I have a secret to tell you: I’m really shy when it comes to sex.

I’m sorry, I didn’t mean to make you choke. But it’s true. I prefer having sex with the lights off, and very rarely look my partner in the eye. And the only times I’m ever on top and completely naked riding into the night, is if I’m ROCKED. Other than that, please let me keep my shirt on. I have a little pooch I’m trying to get rid of and I’m already boinking you, so cut me some fucking slack.

Needless to say, I feel self-conscious during sex. Especially, when it comes to my sex faces. If you feel the same way, then you’ll understand me when I say that having long hair, and reverse cowgirl are your saviors. For any man I’ve fucked who got smothered by my mane – I’m sorry, but I did it on purpose. I didn’t want you to see the look on my face as my kidneys were getting crushed.

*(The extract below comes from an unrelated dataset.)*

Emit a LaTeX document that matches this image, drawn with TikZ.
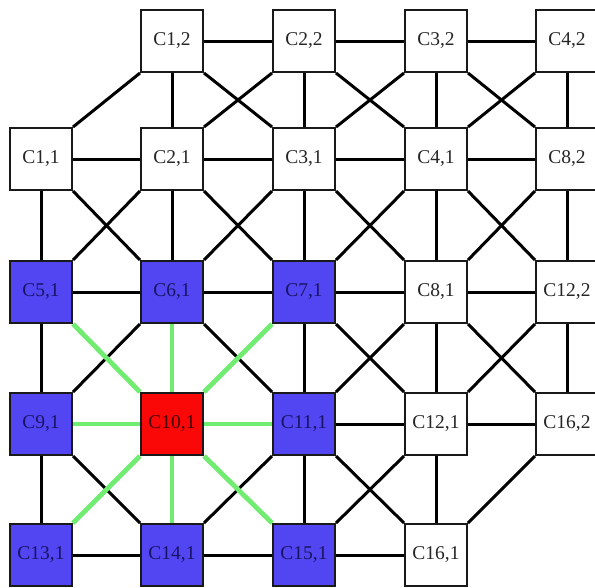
\documentclass[tikz,border=0pt]{standalone}
\usepackage{fontspec}
\setmainfont{Liberation Serif}
\definecolor{cblue}{RGB}{82,70,242}
\definecolor{cbluetext}{RGB}{24,20,100}
\definecolor{cred}{RGB}{250,8,8}
\definecolor{credtext}{RGB}{70,0,0}
\definecolor{cgreen}{RGB}{112,236,112}
\pgfdeclarelayer{background}
\pgfsetlayers{background,main}
\begin{document}
\begin{tikzpicture}[x=1pt,y=-1pt,
  cell/.style={draw=black!90, line width=2pt, minimum width=62pt, minimum height=62pt,
    inner sep=0pt, font=\fontsize{19.5}{19.5}\selectfont, fill=white, text=black!85},
  bluecell/.style={cell, fill=cblue, text=cbluetext},
  redcell/.style={cell, fill=cred, text=credtext},
  link/.style={line width=3pt, draw=black},
  glink/.style={line width=4.8pt, draw=cgreen}]
\useasboundingbox (0,0) rectangle (595,587);
\clip (0,0) rectangle (595,587);
% columns x: 41,172,304,436,567 ; rows y: 41,159,292,424,555
\node[cell] (n10) at (172,41) {C1,2};
\node[cell] (n20) at (304,41) {C2,2};
\node[cell] (n30) at (436,41) {C3,2};
\node[cell] (n40) at (567,41) {C4,2};
\node[cell] (n01) at (41,159) {C1,1};
\node[cell] (n11) at (172,159) {C2,1};
\node[cell] (n21) at (304,159) {C3,1};
\node[cell] (n31) at (436,159) {C4,1};
\node[cell] (n41) at (567,159) {C8,2};
\node[bluecell] (n02) at (41,292) {C5,1};
\node[bluecell] (n12) at (172,292) {C6,1};
\node[bluecell] (n22) at (304,292) {C7,1};
\node[cell] (n32) at (436,292) {C8,1};
\node[cell] (n42) at (567,292) {C12,2};
\node[bluecell] (n03) at (41,424) {C9,1};
\node[redcell] (n13) at (172,424) {C10,1};
\node[bluecell] (n23) at (304,424) {C11,1};
\node[cell] (n33) at (436,424) {C12,1};
\node[cell] (n43) at (567,424) {C16,2};
\node[bluecell] (n04) at (41,555) {C13,1};
\node[bluecell] (n14) at (172,555) {C14,1};
\node[bluecell] (n24) at (304,555) {C15,1};
\node[cell] (n34) at (436,555) {C16,1};
\begin{pgfonlayer}{background}
% horizontal
\foreach \a/\b in {n10/n20,n20/n30,n30/n40,n01/n11,n11/n21,n21/n31,n31/n41,
  n02/n12,n12/n22,n22/n32,n32/n42,n23/n33,n33/n43,n04/n14,n14/n24,n24/n34}
  \draw[link] (\a.east) -- (\b.west);
% vertical
\foreach \a/\b in {n10/n11,n20/n21,n30/n31,n40/n41,n01/n02,n11/n12,n21/n22,n31/n32,n41/n42,
  n02/n03,n22/n23,n32/n33,n42/n43,n03/n04,n23/n24,n33/n34}
  \draw[link] (\a.south) -- (\b.north);
% diagonal down-right
\foreach \a/\b in {n10/n21,n20/n31,n30/n41,n01/n12,n11/n22,n21/n32,n31/n42,
  n12/n23,n22/n33,n32/n43,n03/n14,n23/n34}
  \draw[link] (\a.south east) -- (\b.north west);
% diagonal down-left
\foreach \a/\b in {n10/n01,n20/n11,n30/n21,n40/n31,n11/n02,n21/n12,n31/n22,n41/n32,
  n12/n03,n32/n23,n42/n33,n23/n14,n33/n24,n43/n34}
  \draw[link] (\a.south west) -- (\b.north east);
% green links of C10,1
\draw[glink] (n03.east) -- (n13.west);
\draw[glink] (n13.east) -- (n23.west);
\draw[glink] (n12.south) -- (n13.north);
\draw[glink] (n13.south) -- (n14.north);
\draw[glink] (n02.south east) -- (n13.north west);
\draw[glink] (n13.south east) -- (n24.north west);
\draw[glink] (n22.south west) -- (n13.north east);
\draw[glink] (n13.south west) -- (n04.north east);
\end{pgfonlayer}
\end{tikzpicture}
\end{document}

As much porn as I watch, I know I will never look as graceful as those bitches. It takes real skill – skill I wish to never obtain, to look pristine in the face while getting double penetrated. I wince when I hear silverware scrape against a plate, one can only imagine how I’d look with a dick up my ass. Having said that, I’m thinking that maybe I’m exaggerating a little bit. I’m a lower lip biter. I can “Ooh,” and “Ahh,” with the best of them. And photoshoots from another lifetime have made me an open-mouth pose  aficionado.

However, I’m still weary and I’m still going to hide my face with whatever I can, because I’m still convinced my “O” face looks like an “Oh shit” face. But as least I will always take solace in knowing that I quite possibly couldn’t look as bad as a man when he busts a nut.